A very unassuming little book, one cover description gives it the daunting moniker of being "perfect". I don't know if I necessarily agree with such a high honor, Chicago Tribune, but I do believe that it's pretty darn good. In a recent tweet, before I finished this book, I said that it was a "must read" for anyone in a teacher education program. I rescind that and revise it to say that it is a "must read" for all teachers, new and old, who have yet to read it.


Set primarily in the 1930s, the book is mainly about how six young girls in Miss Brodie's "set" are influenced by the title character, their lower school teacher, while she is in her ever-mentioned "prime" of life. It is interesting that both of the essays which follow the book in the version I read speak of how little Spark allows us, the reader, to know of Miss Brodie, treating the reader as if she/he is also one of Miss Brodie's "set", her "creme de la creme", also manipulated by her unorthodox actions and witty maxims.


The book raises many questions about education, namely, what does it mean to be an educator, or to be educated? Miss Brodie often states that she does not "put in" facts and dates but "draws out" knowledge from her girls. However, she contradicts herself whilst in the midst of this lesson when she asks one of her special girls to repeat what she has just said. Brodie also lives to differentiate herself from the other boring spinsters within the conservative Marcia Blaine School for Girls, by comparing their foibles with her daring and involving the girls in her constant ruses to circumvent the traditional curriculum for stories of her travels abroad and of her romantic encounters whist there.

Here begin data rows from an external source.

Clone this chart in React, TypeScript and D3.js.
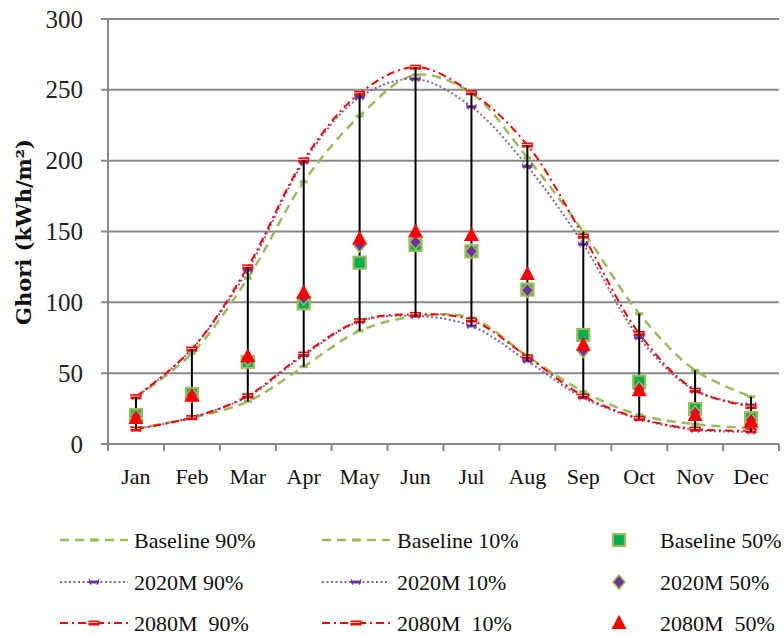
import React from "react";
import * as d3 from "d3";

const months = ["Jan", "Feb", "Mar", "Apr", "May", "Jun", "Jul", "Aug", "Sep", "Oct", "Nov", "Dec"];
const yTicks = [0, 50, 100, 150, 200, 250, 300];

const baseline90 = [33, 64, 117, 185, 231.5, 260.5, 247.5, 202, 150, 92, 52, 33.4];
const baseline10 = [11, 18.5, 30, 54.6, 79.8, 90, 89, 62, 37, 20.5, 14, 11.3];
const baseline50 = [20.5, 35.3, 58, 99.3, 128, 140.5, 136, 109, 77, 44, 24.7, 18.3];
const m2020_90 = [33, 67, 122.8, 199, 244.7, 257.6, 238, 196, 141, 75, 37.6, 27.5];
const m2020_10 = [10.6, 18.8, 33.5, 62.5, 86.5, 90.4, 83.3, 58.6, 32.7, 17.6, 9.9, 8.7];
const m2020_50 = [19.5, 34.5, 60, 103, 140.5, 142.6, 136, 108.5, 66, 39, 22, 17];
const m2080_90 = [33.4, 67, 125, 200.5, 247.5, 266, 248, 211, 146.8, 78, 38, 26.4];
const m2080_10 = [10.6, 18.6, 34, 63.5, 87, 91.5, 87.5, 61.6, 33.9, 18.1, 10.6, 9.4];
const m2080_50 = [18.4, 34, 62, 107, 145, 150, 147.5, 120, 70, 38, 20.5, 15.7];

const GREEN = "#9BBB59";
const PURPLE_LINE = "#8064A2";
const PURPLE = "#7030A0";
const RED = "#FF0000";
const SQ_FILL = "#00B050";
const FONT = "'Liberation Serif', 'Times New Roman', serif";

const W = 784;
const H = 635;
const left = 108;
const right = 779;
const top = 19;
const bottom = 444;

type Kind = "base" | "m2020" | "m2080";

function LineMarker({ kind, x, y }: { kind: Kind; x: number; y: number }) {
  if (kind === "base") {
    return <rect x={x - 4} y={y - 1.5} width={8} height={3} fill={GREEN} />;
  }
  if (kind === "m2020") {
    return (
      <g>
        <rect x={x - 5} y={y - 1.5} width={10} height={3} fill={PURPLE} />
        <path d={`M${x - 5},${y - 3}L${x - 3},${y + 3}M${x + 5},${y - 3}L${x + 3},${y + 3}`} stroke={PURPLE} strokeWidth={1} />
      </g>
    );
  }
  return (
    <g>
      <rect x={x - 5.5} y={y - 2.5} width={11} height={5} fill={RED} />
      <line x1={x - 5.5} x2={x + 4} y1={y - 0.5} y2={y - 0.5} stroke="#ffffff" strokeWidth={0.8} />
    </g>
  );
}

function Square({ x, y }: { x: number; y: number }) {
  return <rect x={x - 6} y={y - 6} width={12} height={12} fill={SQ_FILL} stroke={GREEN} strokeWidth={2.2} />;
}
function Diamond({ x, y }: { x: number; y: number }) {
  return <path d={`M${x},${y - 7}L${x + 6},${y}L${x},${y + 7}L${x - 6},${y}Z`} fill={PURPLE} stroke={GREEN} strokeWidth={1.6} />;
}
function Triangle({ x, y }: { x: number; y: number }) {
  return <path d={`M${x},${y - 8}L${x + 7.5},${y + 6}L${x - 7.5},${y + 6}Z`} fill={RED} />;
}

export default function App() {
  const x = d3.scaleBand<string>().domain(months).range([left, right]);
  const y = d3.scaleLinear().domain([0, 300]).range([bottom, top]);
  const cx = (m: string) => (x(m) as number) + x.bandwidth() / 2;

  const line = d3
    .line<number>()
    .x((_, i) => cx(months[i]))
    .y((v) => y(v))
    .curve(d3.curveCatmullRom.alpha(0.5));

  const series: { data: number[]; kind: Kind; color: string; width: number; dash: string }[] = [
    { data: baseline90, kind: "base", color: GREEN, width: 2.5, dash: "9,6" },
    { data: baseline10, kind: "base", color: GREEN, width: 2.5, dash: "9,6" },
    { data: m2020_90, kind: "m2020", color: PURPLE_LINE, width: 2, dash: "2,2.5" },
    { data: m2020_10, kind: "m2020", color: PURPLE_LINE, width: 2, dash: "2,2.5" },
    { data: m2080_90, kind: "m2080", color: RED, width: 2, dash: "8,4,2,4" },
    { data: m2080_10, kind: "m2080", color: RED, width: 2, dash: "8,4,2,4" },
  ];

  const highs = months.map((_, i) => Math.max(baseline90[i], m2020_90[i], m2080_90[i]));
  const lows = months.map((_, i) => Math.min(baseline10[i], m2020_10[i], m2080_10[i]));

  const boundaries = months.map((m) => x(m) as number).concat([right]);

  const legendRows = [540, 582, 623];
  const legendItems: { col: number; row: number; label: string; kind: Kind; type: "line" | "sq" | "di" | "tr" }[] = [
    { col: 0, row: 0, label: "Baseline 90%", kind: "base", type: "line" },
    { col: 1, row: 0, label: "Baseline 10%", kind: "base", type: "line" },
    { col: 2, row: 0, label: "Baseline 50%", kind: "base", type: "sq" },
    { col: 0, row: 1, label: "2020M 90%", kind: "m2020", type: "line" },
    { col: 1, row: 1, label: "2020M 10%", kind: "m2020", type: "line" },
    { col: 2, row: 1, label: "2020M 50%", kind: "m2020", type: "di" },
    { col: 0, row: 2, label: "2080M  90%", kind: "m2080", type: "line" },
    { col: 1, row: 2, label: "2080M  10%", kind: "m2080", type: "line" },
    { col: 2, row: 2, label: "2080M  50%", kind: "m2080", type: "tr" },
  ];
  const colLine = [
    [60, 128, 134],
    [322, 390, 397],
    [619, 619, 660],
  ];
  const styleFor = (k: Kind) => series.find((s) => s.kind === k)!;

  return (
    <svg width={W} height={H} style={{ display: "block", position: "absolute", left: 0, top: 0 }}>
      <rect width={W} height={H} fill="#ffffff" />
      {yTicks.map((t) => (
        <line key={t} x1={101} x2={right} y1={y(t)} y2={y(t)} stroke="#888888" strokeWidth={2} />
      ))}
      <line x1={left} x2={left} y1={top} y2={bottom + 7} stroke="#888888" strokeWidth={2} />
      {boundaries.map((b, i) => (
        <line key={i} x1={b} x2={b} y1={bottom} y2={bottom + 7} stroke="#888888" strokeWidth={2} />
      ))}
      {yTicks.map((t) => (
        <text key={t} x={83} y={y(t)} textAnchor="end" dominantBaseline="central" fontFamily={FONT} fontSize={25} fill="#222">
          {t}
        </text>
      ))}
      {months.map((m) => (
        <text key={m} x={cx(m)} y={476} textAnchor="middle" dominantBaseline="central" fontFamily={FONT} fontSize={22} fill="#111">
          {m}
        </text>
      ))}
      <text
        transform={`translate(23,${232}) rotate(-90)`}
        textAnchor="middle"
        dominantBaseline="central"
        fontFamily="'DejaVu Serif', serif"
        fontWeight="bold"
        fontSize={21}
        fill="#111"
      >
        Ghori (kWh/m²)
      </text>

      {series.map((s, i) => (
        <path key={i} d={line(s.data) || ""} fill="none" stroke={s.color} strokeWidth={s.width} strokeDasharray={s.dash} />
      ))}
      {series.map((s, i) => (
        <g key={i}>
          {s.data.map((v, j) => (
            <LineMarker key={j} kind={s.kind} x={cx(months[j])} y={y(v)} />
          ))}
        </g>
      ))}
      {months.map((m, i) => (
        <line key={m} x1={cx(m)} x2={cx(m)} y1={y(highs[i])} y2={y(lows[i])} stroke="#000" strokeWidth={2} />
      ))}
      {baseline50.map((v, i) => (
        <Square key={i} x={cx(months[i])} y={y(v)} />
      ))}
      {m2020_50.map((v, i) => (
        <Diamond key={i} x={cx(months[i])} y={y(v)} />
      ))}
      {m2080_50.map((v, i) => (
        <Triangle key={i} x={cx(months[i])} y={y(v)} />
      ))}

      {legendItems.map((it, i) => {
        const [x1, x2, tx] = colLine[it.col];
        const yy = legendRows[it.row];
        const st = styleFor(it.kind);
        return (
          <g key={i}>
            {it.type === "line" && (
              <g>
                <line x1={x1} x2={x2} y1={yy} y2={yy} stroke={st.color} strokeWidth={st.width} strokeDasharray={st.dash} />
                <LineMarker kind={it.kind} x={(x1 + x2) / 2} y={yy} />
              </g>
            )}
            {it.type === "sq" && <Square x={x1} y={yy} />}
            {it.type === "di" && <Diamond x={x1} y={yy} />}
            {it.type === "tr" && <Triangle x={x1} y={yy} />}
            <text x={tx} y={yy} dominantBaseline="central" fontFamily={FONT} fontSize={22} fill="#111" style={{ whiteSpace: "pre" }}>
              {it.label}
            </text>
          </g>
        );
      })}
    </svg>
  );
}
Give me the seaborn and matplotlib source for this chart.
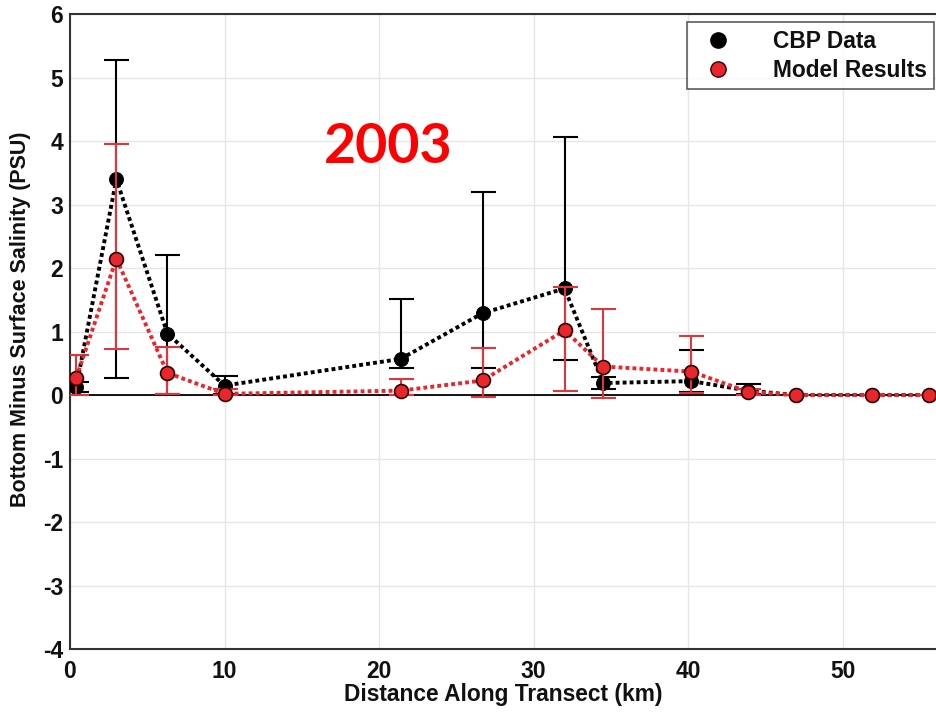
import numpy as np
import pandas as pd
import matplotlib
matplotlib.use("Agg")
import matplotlib.pyplot as plt
import seaborn as sns
from matplotlib.lines import Line2D

# ---- data ----
distance_km = [0.4, 3.0, 6.3, 10.0, 21.4, 26.7, 32.0, 34.5, 40.2, 43.9, 47.0, 51.9, 55.6]
cbp_data    = [0.12, 3.40, 0.97, 0.15, 0.57, 1.29, 1.68, 0.19, 0.22, 0.07, 0.0, 0.0, 0.0]
cbp_low     = [0.05, 0.27, 0.02, 0.02, 0.42, 0.42, 0.56, 0.10, 0.05, 0.02, 0.0, 0.0, 0.0]
cbp_high    = [0.20, 5.28, 2.20, 0.30, 1.51, 3.20, 4.07, 0.28, 0.71, 0.17, 0.0, 0.0, 0.0]
model       = [0.27, 2.15, 0.35, 0.02, 0.07, 0.23, 1.02, 0.45, 0.37, 0.05, 0.0, 0.0, 0.0]
model_low   = [0.0, 0.73, 0.02, 0.0, 0.0, -0.03, 0.06, -0.05, 0.03, 0.0, 0.0, 0.0, 0.0]
model_high  = [0.63, 3.95, 0.75, 0.10, 0.25, 0.74, 1.70, 1.35, 0.93, 0.10, 0.0, 0.0, 0.0]
x_ticks = [0, 10, 20, 30, 40, 50]
y_ticks = [-4, -3, -2, -1, 0, 1, 2, 3, 4, 5, 6]
series_names = ["CBP Data", "Model Results"]
year_label = "2003"

sns.set_theme(style="whitegrid")
plt.rcParams['font.family'] = ['Liberation Sans', 'DejaVu Sans']
plt.rcParams['text.color'] = '#111111'
plt.rcParams['axes.labelcolor'] = '#111111'
plt.rcParams['xtick.color'] = '#111111'
plt.rcParams['ytick.color'] = '#111111'

fig = plt.figure(figsize=(9.37, 7.12), dpi=100)
ax = fig.add_axes([0.0747, 0.0885, 0.9253, 0.8915])

df_cbp = pd.DataFrame({"x": distance_km, "y": cbp_data})
df_mod = pd.DataFrame({"x": distance_km, "y": model})

red = "#e8262b"
red_err = "#e0353a"

# zero line
ax.axhline(0, color="black", lw=1.3, zorder=1)

# CBP series
ax.errorbar(distance_km, cbp_data,
            yerr=[np.array(cbp_data) - np.array(cbp_low), np.array(cbp_high) - np.array(cbp_data)],
            fmt="none", ecolor="black", elinewidth=1.5, capsize=9, capthick=1.5, zorder=2)
sns.lineplot(data=df_cbp, x="x", y="y", ax=ax, color="black", lw=2.8, linestyle=(0, (1, 0.8)),
             marker="o", markersize=10, markerfacecolor="black", markeredgecolor="black",
             zorder=3, legend=False, sort=False)

# Model series
ax.errorbar(distance_km, model,
            yerr=[np.array(model) - np.array(model_low), np.array(model_high) - np.array(model)],
            fmt="none", ecolor=red_err, elinewidth=1.5, capsize=9, capthick=1.5, zorder=4)
sns.lineplot(data=df_mod, x="x", y="y", ax=ax, color=red, lw=2.8, linestyle=(0, (1, 0.8)),
             marker="o", markersize=10, markerfacecolor=red, markeredgecolor="#300000",
             markeredgewidth=1.2, zorder=5, legend=False, sort=False)

ax.set_xlim(0, 56.1)
ax.set_ylim(-4, 6)
ax.set_xticks(x_ticks)
ax.set_yticks(y_ticks)
ax.set_xticklabels([str(t) for t in x_ticks], fontsize=16.5, fontweight="bold")
ax.set_yticklabels([str(t) for t in y_ticks], fontsize=16.5, fontweight="bold")
ax.tick_params(axis="both", direction="in", length=5, color="#333333", labelcolor="#111111")
ax.tick_params(axis="x", pad=8)
ax.tick_params(axis="y", pad=5)
ax.set_xlabel("Distance Along Transect (km)", fontsize=16.4, fontweight="bold", color="#111111")
ax.set_ylabel("Bottom Minus Surface Salinity (PSU)", fontsize=15.5, fontweight="bold", color="#111111")
ax.xaxis.set_label_coords(0.5, -0.054)
ax.yaxis.set_label_coords(-0.045, 0.52)
ax.grid(True, color="#e6e6e6", lw=1.0)
for s in ["left", "bottom", "top"]:
    ax.spines[s].set_color("#333333")
    ax.spines[s].set_linewidth(1.5)
ax.spines["right"].set_visible(False)
ax.set_facecolor("white")
fig.patch.set_facecolor("white")

handles = [Line2D([], [], ls="none", marker="o", markersize=11, markerfacecolor="black", markeredgecolor="black"),
           Line2D([], [], ls="none", marker="o", markersize=11, markerfacecolor=red, markeredgecolor="#300000")]
leg = ax.legend(handles, series_names, loc="upper right", bbox_to_anchor=(0.997, 0.988),
                prop={"size": 16.4, "weight": "bold"}, frameon=True, fancybox=False,
                edgecolor="#333333", handletextpad=1.4, borderpad=0.35, labelspacing=0.25,
                borderaxespad=0.0)
leg.get_frame().set_linewidth(1.2)
for t in leg.get_texts():
    t.set_color("#111111")

fig.text(388 / 937, 1 - 147 / 712, year_label, color="#ff0000", fontsize=40, fontweight="bold",
         family=["Lato", "DejaVu Sans"], ha="center", va="center")

fig.savefig("out.png", dpi=100)
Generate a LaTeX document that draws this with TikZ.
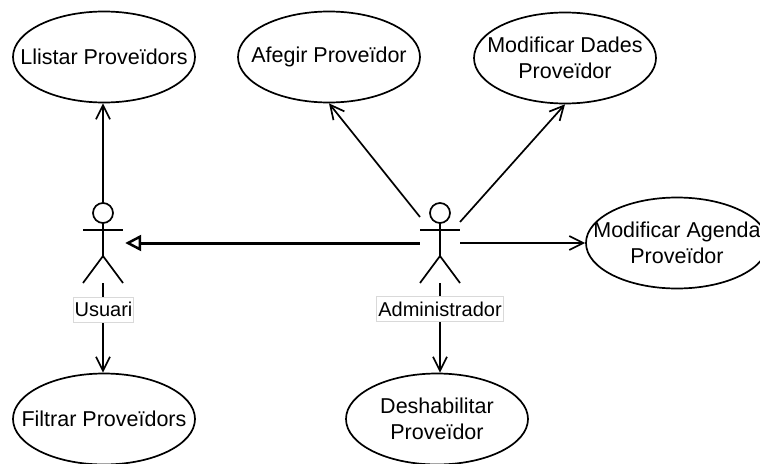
\documentclass[tikz,border=0pt]{standalone}
\usepackage{fontspec}
\setmainfont{Liberation Sans}
\usetikzlibrary{shapes.geometric,arrows.meta}
\tikzset{
  uc/.style={ellipse, draw, line width=1.7pt, minimum width=182pt, minimum height=91pt,
    inner sep=-45pt, align=center, font=\fontsize{21.5}{26}\selectfont},
  conn/.style={line width=1.7pt, -{Straight Barb[length=14pt,width=14pt]}},
  gen/.style={line width=3pt, -{Triangle[open,length=16pt,width=16pt,line width=2.5pt]}},
  actorbox/.style={minimum width=40pt, minimum height=80pt, inner sep=0pt},
  albl/.style={fill=white, draw=black!15, line width=0.8pt, inner xsep=1.5pt, inner ysep=0pt,
    minimum height=25pt, font=\fontsize{20}{24}\selectfont},
  stick/.style={line width=1.7pt},
  actorfig/.pic={
    \draw[stick] (0,-30) circle [radius=10pt];
    \draw[stick] (-20,-13) -- (20,-13);
    \draw[stick] (0,-20) -- (0,13);
    \draw[stick] (-20,40) -- (0,13) -- (20,40);
  }
}
\begin{document}
\begin{tikzpicture}[x=1pt,y=-1pt]
\useasboundingbox (0,0) rectangle (760,463);
\clip (0,0) rectangle (760,463);
% use cases
\node[uc] (llistar) at (104,57) {Llistar Proveïdors};
\node[uc] (afegir) at (329,57) {Afegir Proveïdor};
\node[uc] (dades) at (565,58) {Modificar Dades\\Proveïdor};
\node[uc] (agenda) at (677,243) {Modificar Agenda\\Proveïdor};
\node[uc] (filtrar) at (104,419) {Filtrar Proveïdors};
\node[uc] (desh) at (437,419) {Deshabilitar\\Proveïdor};
% actors
\node[actorbox] (usuari) at (103,243) {};
\node[actorbox] (admin) at (440,243) {};
\pic at (usuari.center) {actorfig};
\pic at (admin.center) {actorfig};
\coordinate (adminul) at (420,217);
\coordinate (adminur) at (460,222);
% connectors
\draw[conn] (usuari.north) -- (usuari.north |- llistar.south);
\draw[conn] (usuari.south) -- (usuari.south |- filtrar.north);
\draw[conn] (adminul) -- (afegir.south);
\draw[conn] (adminur) -- (dades.south);
\draw[conn] (admin.east) -- (agenda.west);
\draw[conn] (admin.south) -- (admin.south |- desh.north);
\draw[gen] (admin.west) -- ([xshift=2pt]usuari.east);
% actor labels
\node[albl] (usuarilbl) at (103.5,309.5) {Usuari};
\node[albl] (adminlbl) at (440,309) {Administrador};
\end{tikzpicture}
\end{document}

I can't help but wonder how long a Miss Brodie might last in today's world of teacher accountability, high stakes testing, scripted lessons, and the No Child Left Behind Act. She would either not have lasted half a semester, or she would have been a veteran teacher and the head of the labor union, no doubt. No in-between for our Miss Jean.


Favorite Quotes:

"Safety does not come first. Goodness, Truth, and Beauty come first. Follow me."
"It is obvious," said Miss Brodie, "that these girls are not of cultured homes and heritage. The Philistines are upon us, Mr. Lloyd."
"There needs must be a leaven in the lump."
"Mary, what does to talk nasally mean?" Mary did not know. "Stupid as ever," said Miss Brodie. "Eunice?"
"These are the years of my prime. You are benefitting from my prime . . ."
"The influences of one's teens are very important," said the man. "Oh yes," said Sandy, "even if they provide something to react against."
"What was your biggest influence, then, Sister Helena? Was it political, personal? Was it Calvinism?" "Oh no," said Sandy. "But there was a Miss Jean Brodie in her prime."
"Would that I had been given charge of you girls when you were seven. I sometimes fear it's too late now. If you had been mine when you were seven you would have been the creme de la creme."
"A teacher of mine, she was full of culture. She was an Edinburgh Festival all on her own."
"Hold up your books," said Miss Brodie quite often that autumn, "prop them up in your hands, in case of intruders. If there are any intruders, we are doing our history lesson . . . our poetry . . . English grammar."
By the time they were sixteen, and had reached the fourth form, and loitered beyond the gates after school, and had adapted themselves to the orthodox regime, they remained unmistakable Brodie, and were all famous in the school, which is to say they were held in suspicion and not much liking. They had no team spirit and very little in common with each other outside their continuing friendship with Jean Brodie. She still taught in the Junior department. She was held in great suspicion.
"Give me a girl at an impressionable age and she is mine for life."